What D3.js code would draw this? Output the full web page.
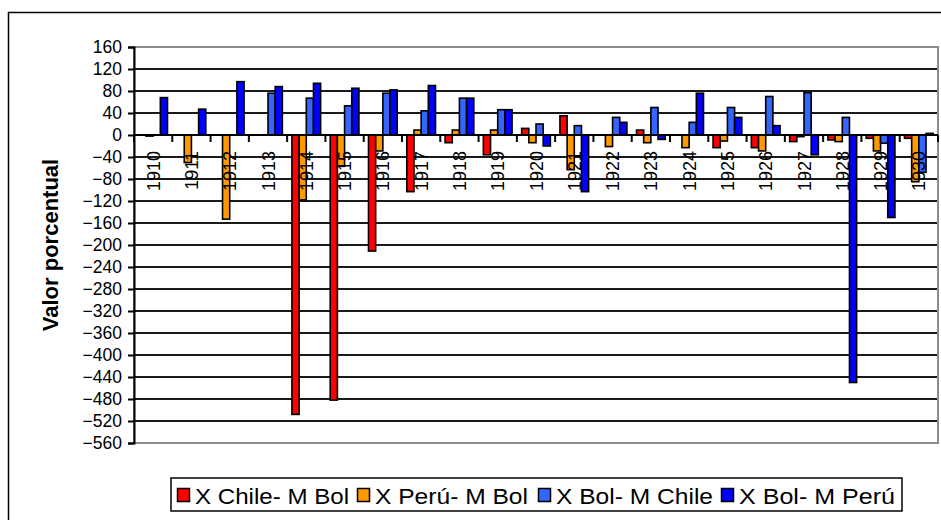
<!DOCTYPE html>
<html>
<head>
<meta charset="utf-8">
<script src="https://cdn.jsdelivr.net/npm/d3@7"></script>
<style>
  body { margin: 0; background: #fff; }
  svg { display: block; font-family: "Liberation Sans", Arial, sans-serif; }
</style>
</head>
<body>
<svg id="chart" width="941" height="520"></svg>
<script>
// Years on the category axis
const years = ["1910","1911","1912","1913","1914","1915","1916","1917","1918","1919","1920",
               "1921","1922","1923","1924","1925","1926","1927","1928","1929","1930"];

// Series names (legend order)
const seriesNames = ["X Chile- M Bol", "X Perú- M Bol", "X Bol- M Chile", "X Bol- M Perú"];
const seriesColors = ["#ff0000", "#ff9900", "#3366ff", "#0000ff"];

// Percentage values per year
const xChileMBol = [0, 0, 0, 0, -508, -482, -211, -103, -14, -36, 12, 35, 0, 9, 0, -23, -23, -12, -9, -6, -6];
const xPeruMBol  = [-2, -50, -153, 0, -118, -57, -29, 9, 9, 9, -14, -63, -21, -14, -23, -11, -29, -3, -12, -29, -85];
const xBolMChile = [0, 0, 0, 76, 67, 53, 76, 44, 67, 46, 20, 17, 32, 50, 23, 50, 70, 77, 32, -15, -68];
const xBolMPeru  = [68, 47, 97, 88, 94, 85, 82, 90, 67, 46, -20, -103, 23, -8, 76, 32, 17, -36, -450, -150, 3];

// Y-axis tick values
const yTicks = [160, 120, 80, 40, 0, -40, -80, -120, -160, -200, -240, -280, -320, -360, -400, -440, -480, -520, -560];

const seriesValues = [xChileMBol, xPeruMBol, xBolMChile, xBolMPeru];

const svg = d3.select("#chart");
const plot = { left: 134, right: 938, top: 47, bottom: 443 };

// Outer chart frame
svg.append("rect")
  .attr("x", 8.5).attr("y", 12.5)
  .attr("width", 960).attr("height", 540)
  .attr("fill", "#fff").attr("stroke", "#000").attr("stroke-width", 1.5);

const x = d3.scaleBand()
  .domain(years)
  .range([plot.left, plot.right])
  .paddingInner(0.25)
  .paddingOuter(0.125);

const xs = d3.scaleBand()
  .domain(d3.range(seriesNames.length))
  .range([0, x.bandwidth()])
  .padding(0);

const y = d3.scaleLinear()
  .domain([-560, 160])
  .range([plot.bottom, plot.top]);

// Horizontal gridlines
svg.append("g")
  .attr("class", "gridlines")
  .selectAll("line")
  .data(yTicks.filter(t => t !== 160 && t !== -560))
  .join("line")
  .attr("x1", plot.left).attr("x2", plot.right)
  .attr("y1", d => Math.round(y(d))).attr("y2", d => Math.round(y(d)))
  .attr("stroke", "#1a1a1a")
  .attr("stroke-width", 2);

// Plot area border
svg.append("rect")
  .attr("x", plot.left).attr("y", Math.round(y(160)))
  .attr("width", plot.right - plot.left)
  .attr("height", Math.round(y(-560)) - Math.round(y(160)))
  .attr("fill", "none").attr("stroke", "#8c8c8c").attr("stroke-width", 2);

// Y axis
const yAxis = d3.axisLeft(y)
  .tickValues(yTicks)
  .tickSize(6)
  .tickPadding(6)
  .tickFormat(d3.format("d"));

const yg = svg.append("g")
  .attr("transform", `translate(${plot.left},0)`)
  .call(yAxis);
yg.select(".domain").attr("stroke", "#000").attr("stroke-width", 2);
yg.selectAll(".tick line").attr("stroke", "#000").attr("stroke-width", 2);
yg.selectAll(".tick text")
  .attr("font-size", 17.5)
  .attr("font-family", "Liberation Sans, Arial, sans-serif")
  .attr("fill", "#000");

// Bars
const groups = svg.append("g")
  .attr("class", "bars")
  .selectAll("g")
  .data(years)
  .join("g")
  .attr("transform", d => `translate(${x(d)},0)`);

groups.selectAll("rect")
  .data((yr, i) => seriesValues.map((s, k) => ({ k, v: s[i] })).filter(d => d.v !== 0))
  .join("rect")
  .attr("x", d => xs(d.k))
  .attr("width", xs.bandwidth())
  .attr("y", d => y(Math.max(0, d.v)))
  .attr("height", d => Math.abs(y(d.v) - y(0)))
  .attr("fill", d => seriesColors[d.k])
  .attr("stroke", "#000")
  .attr("stroke-width", 1.6);

// Category axis along zero
const y0 = Math.round(y(0));
svg.append("line")
  .attr("x1", plot.left).attr("x2", plot.right)
  .attr("y1", y0).attr("y2", y0)
  .attr("stroke", "#000").attr("stroke-width", 2);

const step = x.step();
svg.append("g")
  .selectAll("line")
  .data(d3.range(years.length + 1))
  .join("line")
  .attr("x1", i => plot.left + i * step)
  .attr("x2", i => plot.left + i * step)
  .attr("y1", y0).attr("y2", y0 + 7)
  .attr("stroke", "#000")
  .attr("stroke-width", 2);

// Rotated year labels
svg.append("g")
  .selectAll("text")
  .data(years)
  .join("text")
  .attr("transform", d => `translate(${x(d) + x.bandwidth() / 2 + 6.5},${y0 + 16}) rotate(-90)`)
  .attr("text-anchor", "end")
  .attr("font-size", 18)
  .attr("fill", "#000")
  .text(d => d);

// Y axis title
svg.append("text")
  .attr("transform", `translate(58,${(plot.top + plot.bottom) / 2}) rotate(-90)`)
  .attr("text-anchor", "middle")
  .attr("font-size", 22)
  .attr("font-weight", "bold")
  .attr("fill", "#000")
  .text("Valor porcentual");

// Legend
const legend = { x: 171, y: 478, w: 731, h: 33 };
svg.append("rect")
  .attr("x", legend.x).attr("y", legend.y)
  .attr("width", legend.w).attr("height", legend.h)
  .attr("fill", "#fff").attr("stroke", "#000").attr("stroke-width", 1.5);

const legendX = [177, 357, 538, 721];
const legendTextLen = [154, 153, 157, 156];
const items = svg.append("g")
  .selectAll("g")
  .data(seriesNames)
  .join("g")
  .attr("transform", (d, i) => `translate(${legendX[i]},${legend.y + 10})`);

items.append("rect")
  .attr("x", 0.5).attr("y", 0.5)
  .attr("width", 12).attr("height", 13)
  .attr("fill", (d, i) => seriesColors[i])
  .attr("stroke", "#000")
  .attr("stroke-width", 1.5);

items.append("text")
  .attr("x", 18).attr("y", 16)
  .attr("font-size", 22)
  .attr("textLength", (d, i) => legendTextLen[i])
  .attr("lengthAdjust", "spacingAndGlyphs")
  .attr("fill", "#000")
  .text(d => d);
</script>
</body>
</html>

## TASK
Produce an exact copy of each line of data, skipping embedded images.

## WRITTEN SOLUTION
What D3.js code would draw this? Output the full web page.
<!DOCTYPE html>
<html>
<head>
<meta charset="utf-8">
<script src="https://cdn.jsdelivr.net/npm/d3@7"></script>
<style>
  body { margin: 0; background: #fff; }
  svg { display: block; font-family: "Liberation Sans", Arial, sans-serif; }
</style>
</head>
<body>
<svg id="chart" width="941" height="520"></svg>
<script>
// Years on the category axis
const years = ["1910","1911","1912","1913","1914","1915","1916","1917","1918","1919","1920",
               "1921","1922","1923","1924","1925","1926","1927","1928","1929","1930"];

// Series names (legend order)
const seriesNames = ["X Chile- M Bol", "X Perú- M Bol", "X Bol- M Chile", "X Bol- M Perú"];
const seriesColors = ["#ff0000", "#ff9900", "#3366ff", "#0000ff"];

// Percentage values per year
const xChileMBol = [0, 0, 0, 0, -508, -482, -211, -103, -14, -36, 12, 35, 0, 9, 0, -23, -23, -12, -9, -6, -6];
const xPeruMBol  = [-2, -50, -153, 0, -118, -57, -29, 9, 9, 9, -14, -63, -21, -14, -23, -11, -29, -3, -12, -29, -85];
const xBolMChile = [0, 0, 0, 76, 67, 53, 76, 44, 67, 46, 20, 17, 32, 50, 23, 50, 70, 77, 32, -15, -68];
const xBolMPeru  = [68, 47, 97, 88, 94, 85, 82, 90, 67, 46, -20, -103, 23, -8, 76, 32, 17, -36, -450, -150, 3];

// Y-axis tick values
const yTicks = [160, 120, 80, 40, 0, -40, -80, -120, -160, -200, -240, -280, -320, -360, -400, -440, -480, -520, -560];

const seriesValues = [xChileMBol, xPeruMBol, xBolMChile, xBolMPeru];

const svg = d3.select("#chart");
const plot = { left: 134, right: 938, top: 47, bottom: 443 };

// Outer chart frame
svg.append("rect")
  .attr("x", 8.5).attr("y", 12.5)
  .attr("width", 960).attr("height", 540)
  .attr("fill", "#fff").attr("stroke", "#000").attr("stroke-width", 1.5);

const x = d3.scaleBand()
  .domain(years)
  .range([plot.left, plot.right])
  .paddingInner(0.25)
  .paddingOuter(0.125);

const xs = d3.scaleBand()
  .domain(d3.range(seriesNames.length))
  .range([0, x.bandwidth()])
  .padding(0);

const y = d3.scaleLinear()
  .domain([-560, 160])
  .range([plot.bottom, plot.top]);

// Horizontal gridlines
svg.append("g")
  .attr("class", "gridlines")
  .selectAll("line")
  .data(yTicks.filter(t => t !== 160 && t !== -560))
  .join("line")
  .attr("x1", plot.left).attr("x2", plot.right)
  .attr("y1", d => Math.round(y(d))).attr("y2", d => Math.round(y(d)))
  .attr("stroke", "#1a1a1a")
  .attr("stroke-width", 2);

// Plot area border
svg.append("rect")
  .attr("x", plot.left).attr("y", Math.round(y(160)))
  .attr("width", plot.right - plot.left)
  .attr("height", Math.round(y(-560)) - Math.round(y(160)))
  .attr("fill", "none").attr("stroke", "#8c8c8c").attr("stroke-width", 2);

// Y axis
const yAxis = d3.axisLeft(y)
  .tickValues(yTicks)
  .tickSize(6)
  .tickPadding(6)
  .tickFormat(d3.format("d"));

const yg = svg.append("g")
  .attr("transform", `translate(${plot.left},0)`)
  .call(yAxis);
yg.select(".domain").attr("stroke", "#000").attr("stroke-width", 2);
yg.selectAll(".tick line").attr("stroke", "#000").attr("stroke-width", 2);
yg.selectAll(".tick text")
  .attr("font-size", 17.5)
  .attr("font-family", "Liberation Sans, Arial, sans-serif")
  .attr("fill", "#000");

// Bars
const groups = svg.append("g")
  .attr("class", "bars")
  .selectAll("g")
  .data(years)
  .join("g")
  .attr("transform", d => `translate(${x(d)},0)`);

groups.selectAll("rect")
  .data((yr, i) => seriesValues.map((s, k) => ({ k, v: s[i] })).filter(d => d.v !== 0))
  .join("rect")
  .attr("x", d => xs(d.k))
  .attr("width", xs.bandwidth())
  .attr("y", d => y(Math.max(0, d.v)))
  .attr("height", d => Math.abs(y(d.v) - y(0)))
  .attr("fill", d => seriesColors[d.k])
  .attr("stroke", "#000")
  .attr("stroke-width", 1.6);

// Category axis along zero
const y0 = Math.round(y(0));
svg.append("line")
  .attr("x1", plot.left).attr("x2", plot.right)
  .attr("y1", y0).attr("y2", y0)
  .attr("stroke", "#000").attr("stroke-width", 2);

const step = x.step();
svg.append("g")
  .selectAll("line")
  .data(d3.range(years.length + 1))
  .join("line")
  .attr("x1", i => plot.left + i * step)
  .attr("x2", i => plot.left + i * step)
  .attr("y1", y0).attr("y2", y0 + 7)
  .attr("stroke", "#000")
  .attr("stroke-width", 2);

// Rotated year labels
svg.append("g")
  .selectAll("text")
  .data(years)
  .join("text")
  .attr("transform", d => `translate(${x(d) + x.bandwidth() / 2 + 6.5},${y0 + 16}) rotate(-90)`)
  .attr("text-anchor", "end")
  .attr("font-size", 18)
  .attr("fill", "#000")
  .text(d => d);

// Y axis title
svg.append("text")
  .attr("transform", `translate(58,${(plot.top + plot.bottom) / 2}) rotate(-90)`)
  .attr("text-anchor", "middle")
  .attr("font-size", 22)
  .attr("font-weight", "bold")
  .attr("fill", "#000")
  .text("Valor porcentual");

// Legend
const legend = { x: 171, y: 478, w: 731, h: 33 };
svg.append("rect")
  .attr("x", legend.x).attr("y", legend.y)
  .attr("width", legend.w).attr("height", legend.h)
  .attr("fill", "#fff").attr("stroke", "#000").attr("stroke-width", 1.5);

const legendX = [177, 357, 538, 721];
const legendTextLen = [154, 153, 157, 156];
const items = svg.append("g")
  .selectAll("g")
  .data(seriesNames)
  .join("g")
  .attr("transform", (d, i) => `translate(${legendX[i]},${legend.y + 10})`);

items.append("rect")
  .attr("x", 0.5).attr("y", 0.5)
  .attr("width", 12).attr("height", 13)
  .attr("fill", (d, i) => seriesColors[i])
  .attr("stroke", "#000")
  .attr("stroke-width", 1.5);

items.append("text")
  .attr("x", 18).attr("y", 16)
  .attr("font-size", 22)
  .attr("textLength", (d, i) => legendTextLen[i])
  .attr("lengthAdjust", "spacingAndGlyphs")
  .attr("fill", "#000")
  .text(d => d);
</script>
</body>
</html>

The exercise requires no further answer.